Plotting code records
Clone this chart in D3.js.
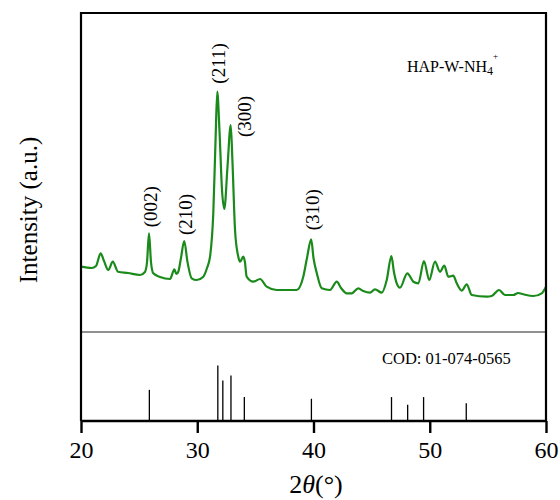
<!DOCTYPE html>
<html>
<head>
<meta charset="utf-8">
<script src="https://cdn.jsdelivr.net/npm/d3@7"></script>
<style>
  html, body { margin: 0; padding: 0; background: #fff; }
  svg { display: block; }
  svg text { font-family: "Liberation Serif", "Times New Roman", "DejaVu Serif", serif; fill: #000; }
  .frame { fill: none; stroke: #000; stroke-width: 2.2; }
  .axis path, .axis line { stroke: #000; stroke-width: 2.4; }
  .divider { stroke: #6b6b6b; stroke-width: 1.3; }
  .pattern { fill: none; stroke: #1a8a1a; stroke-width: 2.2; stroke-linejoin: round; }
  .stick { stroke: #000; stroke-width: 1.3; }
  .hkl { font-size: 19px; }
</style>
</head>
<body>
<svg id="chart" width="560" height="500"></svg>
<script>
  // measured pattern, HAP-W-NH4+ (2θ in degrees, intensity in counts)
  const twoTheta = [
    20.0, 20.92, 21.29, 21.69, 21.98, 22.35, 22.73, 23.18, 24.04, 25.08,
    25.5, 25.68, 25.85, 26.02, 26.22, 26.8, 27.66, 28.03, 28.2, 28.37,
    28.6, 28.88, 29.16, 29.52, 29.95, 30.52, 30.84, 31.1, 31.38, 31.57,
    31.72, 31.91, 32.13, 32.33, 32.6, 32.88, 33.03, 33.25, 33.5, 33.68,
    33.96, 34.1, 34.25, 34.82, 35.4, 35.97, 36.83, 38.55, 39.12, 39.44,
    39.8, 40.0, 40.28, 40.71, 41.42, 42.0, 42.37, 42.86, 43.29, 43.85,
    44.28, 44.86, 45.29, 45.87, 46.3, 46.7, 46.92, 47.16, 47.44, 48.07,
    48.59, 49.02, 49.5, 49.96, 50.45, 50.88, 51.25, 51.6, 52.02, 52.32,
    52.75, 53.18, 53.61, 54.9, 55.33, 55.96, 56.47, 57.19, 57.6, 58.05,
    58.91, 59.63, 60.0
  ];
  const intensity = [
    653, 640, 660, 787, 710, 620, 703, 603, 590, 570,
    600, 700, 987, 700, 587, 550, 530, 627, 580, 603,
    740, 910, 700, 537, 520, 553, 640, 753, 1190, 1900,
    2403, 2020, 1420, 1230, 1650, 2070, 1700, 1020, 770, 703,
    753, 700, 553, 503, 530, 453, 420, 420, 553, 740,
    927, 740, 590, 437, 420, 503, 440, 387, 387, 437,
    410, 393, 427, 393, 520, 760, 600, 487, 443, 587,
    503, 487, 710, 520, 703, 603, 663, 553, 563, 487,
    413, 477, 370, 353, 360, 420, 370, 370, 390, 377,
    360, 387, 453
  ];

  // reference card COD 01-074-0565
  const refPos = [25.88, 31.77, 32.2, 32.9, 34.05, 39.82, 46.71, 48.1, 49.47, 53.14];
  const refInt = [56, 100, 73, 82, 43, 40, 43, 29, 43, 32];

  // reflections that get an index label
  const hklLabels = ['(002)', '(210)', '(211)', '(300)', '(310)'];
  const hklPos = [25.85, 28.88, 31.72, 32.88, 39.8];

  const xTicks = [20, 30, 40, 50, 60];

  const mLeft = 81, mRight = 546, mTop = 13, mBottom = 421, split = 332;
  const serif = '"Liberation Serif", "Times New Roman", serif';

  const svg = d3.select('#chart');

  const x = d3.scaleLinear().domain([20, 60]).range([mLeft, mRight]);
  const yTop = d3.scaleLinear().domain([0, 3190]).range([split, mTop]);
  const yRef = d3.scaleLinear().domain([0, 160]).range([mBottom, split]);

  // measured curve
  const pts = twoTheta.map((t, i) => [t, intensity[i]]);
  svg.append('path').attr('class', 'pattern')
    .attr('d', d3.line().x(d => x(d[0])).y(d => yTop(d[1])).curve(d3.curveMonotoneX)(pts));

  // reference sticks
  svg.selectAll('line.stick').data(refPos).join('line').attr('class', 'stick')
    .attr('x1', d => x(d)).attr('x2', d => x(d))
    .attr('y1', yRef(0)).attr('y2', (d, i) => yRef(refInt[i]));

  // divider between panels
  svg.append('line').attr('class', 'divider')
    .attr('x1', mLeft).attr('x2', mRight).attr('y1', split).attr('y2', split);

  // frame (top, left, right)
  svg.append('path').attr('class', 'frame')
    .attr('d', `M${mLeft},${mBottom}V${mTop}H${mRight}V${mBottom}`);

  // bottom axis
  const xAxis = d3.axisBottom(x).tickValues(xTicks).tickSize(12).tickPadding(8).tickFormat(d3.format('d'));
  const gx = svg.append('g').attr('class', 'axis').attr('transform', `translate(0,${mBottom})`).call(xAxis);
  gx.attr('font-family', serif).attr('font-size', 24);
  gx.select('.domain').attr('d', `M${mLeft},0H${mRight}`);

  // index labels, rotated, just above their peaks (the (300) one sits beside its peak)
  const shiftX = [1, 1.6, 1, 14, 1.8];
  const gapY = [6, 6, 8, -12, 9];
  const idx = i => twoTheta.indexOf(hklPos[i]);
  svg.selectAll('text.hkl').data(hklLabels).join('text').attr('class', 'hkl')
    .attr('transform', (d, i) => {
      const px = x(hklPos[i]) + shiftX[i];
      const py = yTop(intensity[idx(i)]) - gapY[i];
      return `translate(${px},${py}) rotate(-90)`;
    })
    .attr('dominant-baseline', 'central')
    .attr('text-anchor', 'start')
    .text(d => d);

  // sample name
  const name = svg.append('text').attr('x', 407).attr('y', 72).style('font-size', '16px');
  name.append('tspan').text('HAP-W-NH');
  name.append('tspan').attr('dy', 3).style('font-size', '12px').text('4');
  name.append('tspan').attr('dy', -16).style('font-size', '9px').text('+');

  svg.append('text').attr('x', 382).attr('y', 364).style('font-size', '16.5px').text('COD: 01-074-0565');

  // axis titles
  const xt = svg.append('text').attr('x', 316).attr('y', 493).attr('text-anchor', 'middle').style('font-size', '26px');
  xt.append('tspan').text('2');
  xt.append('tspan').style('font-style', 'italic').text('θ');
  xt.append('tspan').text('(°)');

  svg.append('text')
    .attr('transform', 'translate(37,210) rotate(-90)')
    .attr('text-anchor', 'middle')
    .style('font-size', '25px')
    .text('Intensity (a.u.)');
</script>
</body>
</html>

* * *

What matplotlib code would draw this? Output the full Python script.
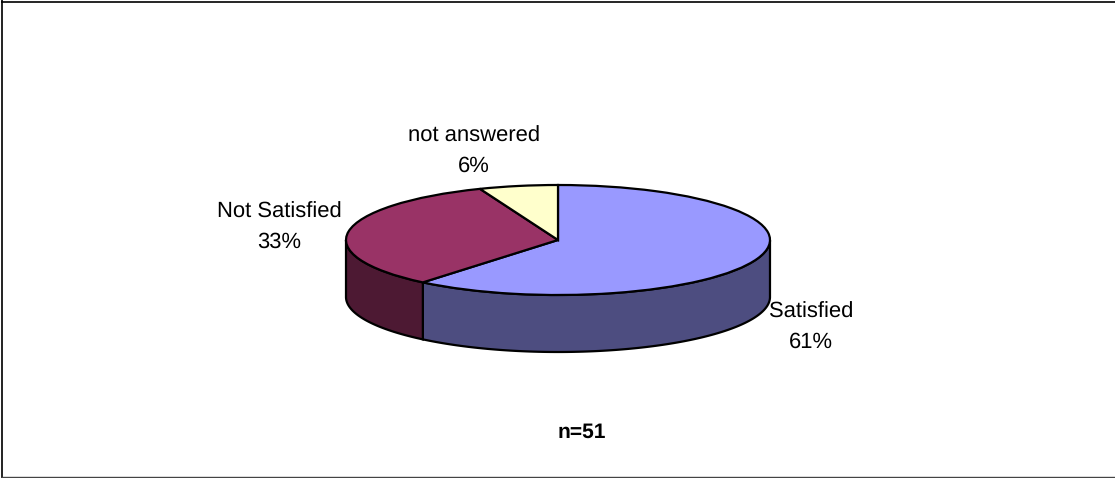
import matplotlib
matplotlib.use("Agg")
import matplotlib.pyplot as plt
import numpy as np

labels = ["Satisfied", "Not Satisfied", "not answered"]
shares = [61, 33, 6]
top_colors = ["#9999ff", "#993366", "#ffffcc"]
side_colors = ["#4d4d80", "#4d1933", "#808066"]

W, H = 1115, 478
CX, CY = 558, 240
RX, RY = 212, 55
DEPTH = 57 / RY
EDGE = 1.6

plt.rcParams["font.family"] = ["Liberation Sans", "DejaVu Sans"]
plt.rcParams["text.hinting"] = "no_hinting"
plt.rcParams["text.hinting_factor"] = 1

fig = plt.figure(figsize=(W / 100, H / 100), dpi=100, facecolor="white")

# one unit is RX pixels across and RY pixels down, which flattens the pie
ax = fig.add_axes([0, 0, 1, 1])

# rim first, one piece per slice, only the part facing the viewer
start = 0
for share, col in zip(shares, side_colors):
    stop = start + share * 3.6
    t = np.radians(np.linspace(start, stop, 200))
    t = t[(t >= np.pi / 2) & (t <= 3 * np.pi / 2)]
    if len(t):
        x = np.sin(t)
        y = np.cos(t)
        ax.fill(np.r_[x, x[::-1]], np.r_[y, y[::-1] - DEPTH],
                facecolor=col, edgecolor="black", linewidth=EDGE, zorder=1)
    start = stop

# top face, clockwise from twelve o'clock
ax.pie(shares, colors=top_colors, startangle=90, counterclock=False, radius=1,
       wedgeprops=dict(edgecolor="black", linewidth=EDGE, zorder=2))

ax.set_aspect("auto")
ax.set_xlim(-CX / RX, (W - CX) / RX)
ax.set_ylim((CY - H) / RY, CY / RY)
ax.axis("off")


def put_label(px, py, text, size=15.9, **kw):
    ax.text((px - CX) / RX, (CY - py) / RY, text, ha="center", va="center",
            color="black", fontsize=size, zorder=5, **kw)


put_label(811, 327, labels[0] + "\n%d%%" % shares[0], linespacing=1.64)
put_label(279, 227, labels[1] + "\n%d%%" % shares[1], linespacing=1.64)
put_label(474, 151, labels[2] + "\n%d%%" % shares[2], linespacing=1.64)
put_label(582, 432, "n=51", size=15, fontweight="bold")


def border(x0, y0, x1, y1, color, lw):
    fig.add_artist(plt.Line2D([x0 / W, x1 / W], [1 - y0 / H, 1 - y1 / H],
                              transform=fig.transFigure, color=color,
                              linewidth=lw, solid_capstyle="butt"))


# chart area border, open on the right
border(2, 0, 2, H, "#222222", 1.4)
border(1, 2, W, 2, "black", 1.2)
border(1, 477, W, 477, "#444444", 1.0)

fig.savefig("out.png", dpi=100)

--

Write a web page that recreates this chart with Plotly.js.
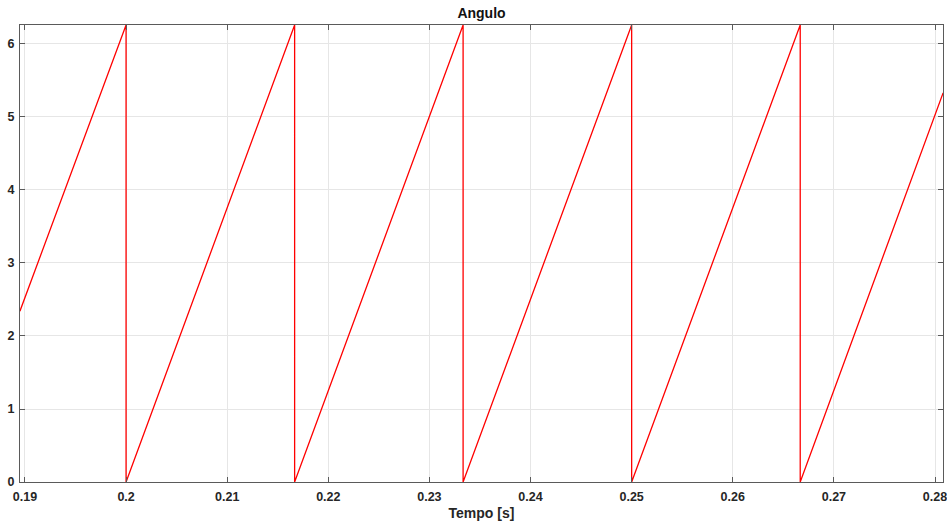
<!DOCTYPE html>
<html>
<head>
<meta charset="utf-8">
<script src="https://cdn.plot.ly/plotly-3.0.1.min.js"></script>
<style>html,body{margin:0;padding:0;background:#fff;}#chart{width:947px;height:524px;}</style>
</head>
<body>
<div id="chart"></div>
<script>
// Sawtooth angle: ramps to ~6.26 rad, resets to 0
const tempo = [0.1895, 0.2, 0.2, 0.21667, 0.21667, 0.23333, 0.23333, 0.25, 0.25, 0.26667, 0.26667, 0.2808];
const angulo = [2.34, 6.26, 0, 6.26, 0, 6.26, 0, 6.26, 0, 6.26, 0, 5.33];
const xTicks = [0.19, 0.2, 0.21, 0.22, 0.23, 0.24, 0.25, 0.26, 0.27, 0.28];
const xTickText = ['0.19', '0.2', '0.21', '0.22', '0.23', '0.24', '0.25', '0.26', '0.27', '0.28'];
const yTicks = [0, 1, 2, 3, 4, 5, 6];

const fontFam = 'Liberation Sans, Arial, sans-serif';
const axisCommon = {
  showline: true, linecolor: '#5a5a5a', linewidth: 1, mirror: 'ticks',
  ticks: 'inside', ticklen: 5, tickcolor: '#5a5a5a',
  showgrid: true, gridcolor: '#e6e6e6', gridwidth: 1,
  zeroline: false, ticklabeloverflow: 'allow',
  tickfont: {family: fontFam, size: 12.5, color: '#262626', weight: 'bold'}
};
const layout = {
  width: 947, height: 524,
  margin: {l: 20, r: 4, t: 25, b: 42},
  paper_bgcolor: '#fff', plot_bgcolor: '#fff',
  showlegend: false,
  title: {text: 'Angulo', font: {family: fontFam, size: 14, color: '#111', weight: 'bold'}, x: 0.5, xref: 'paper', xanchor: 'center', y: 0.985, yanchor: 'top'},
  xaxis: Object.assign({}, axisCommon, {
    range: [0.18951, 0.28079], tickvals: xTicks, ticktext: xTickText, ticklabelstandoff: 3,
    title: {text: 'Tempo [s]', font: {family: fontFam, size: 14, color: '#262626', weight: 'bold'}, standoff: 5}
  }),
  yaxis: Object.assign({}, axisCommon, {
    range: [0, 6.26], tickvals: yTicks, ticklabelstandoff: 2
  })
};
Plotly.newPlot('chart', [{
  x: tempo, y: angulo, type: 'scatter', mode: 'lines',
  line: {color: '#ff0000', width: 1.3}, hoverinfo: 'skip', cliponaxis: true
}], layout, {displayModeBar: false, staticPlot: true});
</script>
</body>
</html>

▶ [Goal] Starting at the line that contains "What matplotlib code" and stopping after the line that contains "import numpy as np", copy every line exactly. Leave any pictures behind.

▶ [Exercise answer]
What matplotlib code would draw this? Output the full Python script.
import matplotlib
matplotlib.use("Agg")
import matplotlib.pyplot as plt
import numpy as np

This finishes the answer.